А теперь она не могла отпустить его от себя. Он был с нею. Последний раз. Только теперь она чувствовала, как любит его.
И когда он поднялся, чтобы уйти и оставить ее одну, она привлекла его к себе и стыдливым шепотом едва промолвила:
— Останься!
XX
Роковая минута
Над Москвой проснулось чудное сияющее утро. Напуганные ночными ужасами москвичи робко выползали из домов на улицу и смотрели на небо, боясь увидеть на нем черную полоску воздушного корабля, парящего на недосягаемой высоте. Но над крышами домов носились только стаи голубей и весело смеялось солнце.
Опять все было спокойно и мирно, но эти антракты тишины еще сильнее действовали на воображение обывателей, болезненно взвинченное ночными событиями.
Анархисты действовали, как опытные противники: эти антракты были одним из рассчитанных ими маневров. В эти проблески тишины из подземных участков, из блиндажей и казематов, из нор, где скрывалась полиция, «шпики» и всевозможные охранители и агенты, они выползали наружу и наводили на мирных граждан страх и трепет.
Арестовывали по простому подозрению, заключали в подземную тюрьму, в камеру, ставили телефонный аппарат, из которого раздавался голос председателя невидимого суда, и через какие-нибудь четверть часа звучал приговор.
Из этих камер не выходили. Для арестованного почти не было шансов увидеть снова людей и солнце.
Все это создавало страшный антагонизм между правительством и обществом, толкало общество к борьбе. Революция казалась неизбежной.
Невидимые судилища прозвали «коллегией палачей». Печать молчала. Только рептилии восхваляли эти меры и требовали массовых и публичных казней. Вновь рекомендовались пытка, застенок и сжигание на кострах. Анархистов, тех требовали варить в смоле на Красной площади.
Но и прогрессивная, и рептильная печать одинаково, хотя и с разных точек зрения, обсуждала проект, недавно утвержденный в кабинете министров, о сооружении новой «подземной Москвы». Прогрессивные газеты печатали громовые статьи о сдаче этого грандиозного предприятия с подряда совершенно неизвестному, но пронырливому человеку, втершемуся в доверие к одному из министров, и замечали, что перед новой панамой должно побледнеть гремевшее когда-то дело Лидваля.

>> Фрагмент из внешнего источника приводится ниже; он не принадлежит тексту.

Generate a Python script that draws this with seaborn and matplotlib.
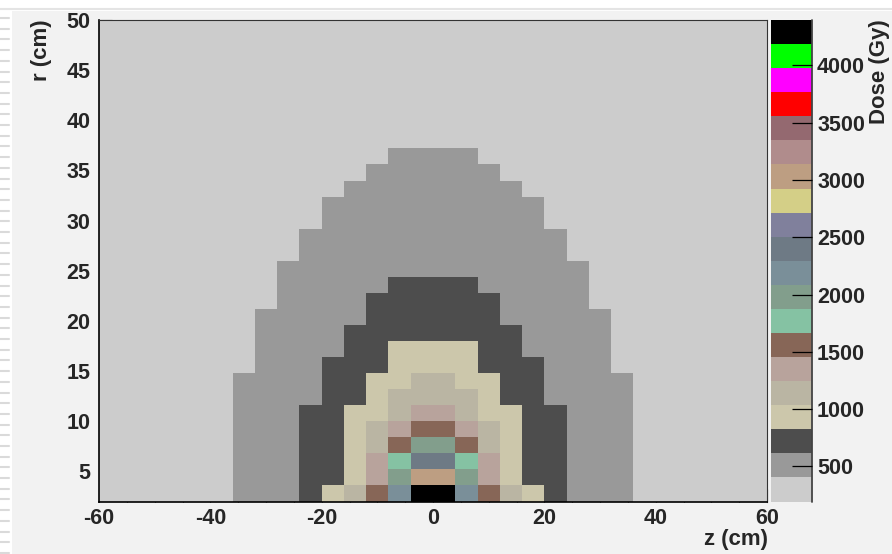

Рептилии возводили этого подрядчика в герои и утверждали, что в «подземной Москве» уже невозможна будет никакая крамола:
«Так, наконец, будет обуздан дух своеволия, который наши крикуны называют свободой».
Веселое утро не могло успокоить Аню. Сегодня должно было свершиться то, что было назначено вчера. Смерть после первых ласк любимого человека. В золотых лучах солнца Ане чудилась черная пелена смерти. Она трепетала от скрытого ужаса, но не своя, а чужая воля заставляла ее идти все вперед, к роковой грани.
Принятое еще вчера решение созрело в ней крепко: она ничего не скажет мужу. Уйдет, исчезнет, оставив ему записку.
«Он молод, он перенесет это, — думала Аня, — жизнь возьмет свое, а время залечивает всякие раны».
Она представляла себя уже мертвой, и ее наполняло острое чувство жалости и к нему и к себе.
Странное состояние жены не укрылось от Александра Васильевича, но он приписывал это перенесенным волнениям, своему неожиданному приезду, перевороту, сразу изменившему их жизнь, связавшему их друг с другом.
Он смотрел на жену с чувством глубокой нежности, клянясь в душе отдать себя всего дорогому существу.
Они думали друг о друге, но у одного в мыслях была одна только жизнь, а у другой — смерть.
Все устраивалось как будто бы нарочно так, чтобы облегчить Ане исполнение ее плана: Александру Васильевичу нужно было уехать по делу, и он сообщил об этом Ане.
— Конечно, поезжай, — ответила она, стараясь придать голосу спокойный оттенок.
— Ты, конечно, будешь меня ждать? Ты никуда не пойдешь? — спросил он.
— Нет… Я, вероятно, уйду, — ответила она нерешительно.
— Только не ходи «туда», — произнес он умоляюще.
— «Туда» я не пойду, — ответила она, опустив голову.
«Отчего она такая?» — подумал он опять, но вместо вопроса привлек ее к себе и поцеловал в губы.
И она, вскинув ему на плечи свои тонкие руки, стала быстро и горячо отвечать на его поцелуи.
Она прощалась с ним, а он ушел от нее счастливый, с закружившейся головой, гордый сознанием ее любви и достигнутого счастья.